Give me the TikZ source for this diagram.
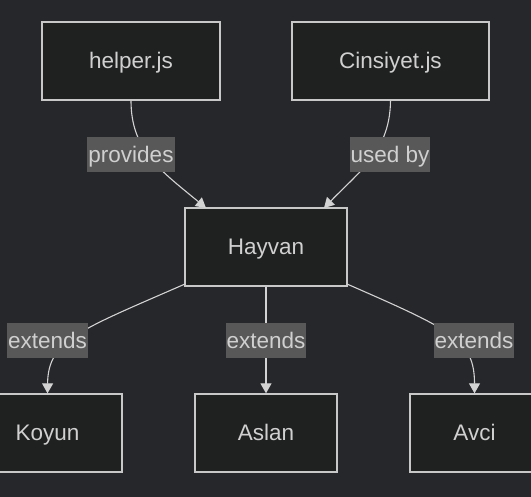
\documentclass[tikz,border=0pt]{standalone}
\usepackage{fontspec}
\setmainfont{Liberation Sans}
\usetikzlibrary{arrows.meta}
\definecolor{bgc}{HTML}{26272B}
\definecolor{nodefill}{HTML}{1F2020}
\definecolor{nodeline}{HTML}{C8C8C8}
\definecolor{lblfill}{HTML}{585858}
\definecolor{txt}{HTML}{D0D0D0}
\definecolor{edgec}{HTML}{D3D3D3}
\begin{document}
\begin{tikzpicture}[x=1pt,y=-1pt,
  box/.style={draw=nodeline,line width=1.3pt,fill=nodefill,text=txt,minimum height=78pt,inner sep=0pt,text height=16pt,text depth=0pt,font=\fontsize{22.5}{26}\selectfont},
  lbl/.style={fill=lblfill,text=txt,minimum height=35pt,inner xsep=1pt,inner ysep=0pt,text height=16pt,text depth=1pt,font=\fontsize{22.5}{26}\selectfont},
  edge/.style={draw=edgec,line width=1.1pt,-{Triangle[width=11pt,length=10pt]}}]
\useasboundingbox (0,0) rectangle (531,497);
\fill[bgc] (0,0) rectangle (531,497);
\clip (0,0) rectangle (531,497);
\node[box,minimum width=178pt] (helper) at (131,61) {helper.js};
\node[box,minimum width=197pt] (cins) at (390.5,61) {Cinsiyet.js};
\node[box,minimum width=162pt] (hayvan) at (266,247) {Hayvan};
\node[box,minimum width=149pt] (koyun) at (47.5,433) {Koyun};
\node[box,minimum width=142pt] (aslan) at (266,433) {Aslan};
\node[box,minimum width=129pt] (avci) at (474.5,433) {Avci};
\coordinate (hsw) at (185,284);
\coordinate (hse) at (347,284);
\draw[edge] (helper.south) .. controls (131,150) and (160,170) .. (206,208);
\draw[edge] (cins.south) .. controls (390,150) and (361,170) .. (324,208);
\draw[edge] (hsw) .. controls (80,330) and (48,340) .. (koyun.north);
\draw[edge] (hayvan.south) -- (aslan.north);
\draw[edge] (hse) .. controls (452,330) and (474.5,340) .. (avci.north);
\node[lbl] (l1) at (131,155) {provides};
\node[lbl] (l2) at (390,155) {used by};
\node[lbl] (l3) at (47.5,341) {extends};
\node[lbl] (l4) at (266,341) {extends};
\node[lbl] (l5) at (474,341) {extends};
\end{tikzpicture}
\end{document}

┄┄┄┄┄┄┄┄┄┄

● **INSTRUCTIONS TO FOLLOW**: From the listing, extract all text exactly as given and drop any picture.

● **THE OUTPUT**:
Give me the TikZ source for this diagram.
\documentclass[tikz,border=0pt]{standalone}
\usepackage{fontspec}
\setmainfont{Liberation Sans}
\usetikzlibrary{arrows.meta}
\definecolor{bgc}{HTML}{26272B}
\definecolor{nodefill}{HTML}{1F2020}
\definecolor{nodeline}{HTML}{C8C8C8}
\definecolor{lblfill}{HTML}{585858}
\definecolor{txt}{HTML}{D0D0D0}
\definecolor{edgec}{HTML}{D3D3D3}
\begin{document}
\begin{tikzpicture}[x=1pt,y=-1pt,
  box/.style={draw=nodeline,line width=1.3pt,fill=nodefill,text=txt,minimum height=78pt,inner sep=0pt,text height=16pt,text depth=0pt,font=\fontsize{22.5}{26}\selectfont},
  lbl/.style={fill=lblfill,text=txt,minimum height=35pt,inner xsep=1pt,inner ysep=0pt,text height=16pt,text depth=1pt,font=\fontsize{22.5}{26}\selectfont},
  edge/.style={draw=edgec,line width=1.1pt,-{Triangle[width=11pt,length=10pt]}}]
\useasboundingbox (0,0) rectangle (531,497);
\fill[bgc] (0,0) rectangle (531,497);
\clip (0,0) rectangle (531,497);
\node[box,minimum width=178pt] (helper) at (131,61) {helper.js};
\node[box,minimum width=197pt] (cins) at (390.5,61) {Cinsiyet.js};
\node[box,minimum width=162pt] (hayvan) at (266,247) {Hayvan};
\node[box,minimum width=149pt] (koyun) at (47.5,433) {Koyun};
\node[box,minimum width=142pt] (aslan) at (266,433) {Aslan};
\node[box,minimum width=129pt] (avci) at (474.5,433) {Avci};
\coordinate (hsw) at (185,284);
\coordinate (hse) at (347,284);
\draw[edge] (helper.south) .. controls (131,150) and (160,170) .. (206,208);
\draw[edge] (cins.south) .. controls (390,150) and (361,170) .. (324,208);
\draw[edge] (hsw) .. controls (80,330) and (48,340) .. (koyun.north);
\draw[edge] (hayvan.south) -- (aslan.north);
\draw[edge] (hse) .. controls (452,330) and (474.5,340) .. (avci.north);
\node[lbl] (l1) at (131,155) {provides};
\node[lbl] (l2) at (390,155) {used by};
\node[lbl] (l3) at (47.5,341) {extends};
\node[lbl] (l4) at (266,341) {extends};
\node[lbl] (l5) at (474,341) {extends};
\end{tikzpicture}
\end{document}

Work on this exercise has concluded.